Danielle Vinson, professor of politics and international affairs, explained that the plaque, designed by Anne Heaton Sanders ’20, incorporates visual elements significant to the Cherokee. A chain link pattern commonly found in Cherokee baskets borders the plaque as a reminder that all things are interconnected. The plaque also depicts a river flowing out of an incomplete circle, a reminder that the river continues to flow, “just as the Cherokee people are here today, a testament to their resilience and wisdom,” Vinson said.

When the Cherokee were forced to move westward, they left “more than property,” Furman University President Elizabeth Davis said. “It was a landscape that revealed to them truths that made life meaningful.
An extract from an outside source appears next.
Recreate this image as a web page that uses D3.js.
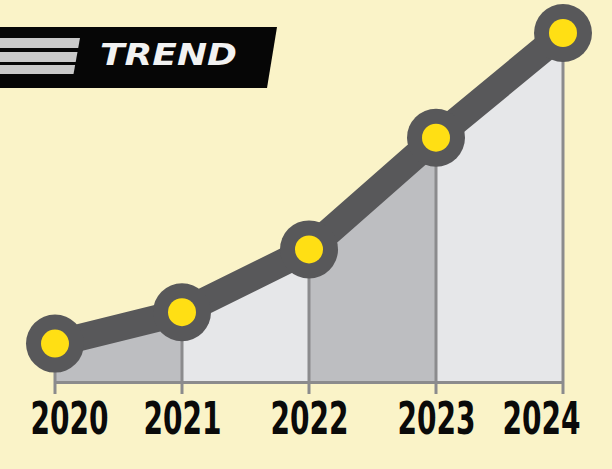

It was their utopia. It was land where their Cherokee ancestors rested, a place of meaningful relationships.”

Setting the plaque is part of Furman’s commitment to “form relations with the Cherokee people and to learn from the past,” Davis said. In 2019, Furman first made its land acknowledgment public with a presentation on campus. In 2022, the university presented a framed acknowledgment to the Cherokee Tribal Council.

President Elizabeth Davis and Shelby Parker ’15

Furman University President Elizabeth Davis and Shelby Parker ’15, the university’s first known Cherokee student, unveil the plaque. / Owen Withycombe

Helen Lee Turner, the Reuben B. Pitts Professor of Religion, who co-chaired the Land Acknowledgement Plaque Committee with Vinson, said that while some land acknowledgments across the country have drawn criticism, Furman’s land acknowledgment has already been a meaningful and positive act. It helped spark the creation of the Native American Indigenous Student Association. The university will add a course on the Cherokee to the curriculum next year, and there’s potential, and hope, for the creation of a minor in Native American studies in the future.

But, Turner said, land acknowledgments also “recognize the unique and enduring relationships that exist between Indigenous people and their traditional territories and commemorate the fact that they have not and cannot be erased. The Eastern Band of the Cherokee people are here. They are making a mark and demonstrate to all of us the power of resilience.”

Cherokee storyteller Kathi Littlejohn told a legend of a man swallowed by a fish who became bald after being in the beast’s belly. She delighted in the presence of abundant animals gathered nearby. Squirrels chased each other around the trunk of a nearby tree, Furman’s black swans paddled along the bank, a skein of ducks took flight and the crows squawked and cawed overhead.

“I think the crows are saying, ‘This is a great event. Everybody come and look and see what they’re doing,’” Littlejohn said. “When the animals join in, it’s a good event.”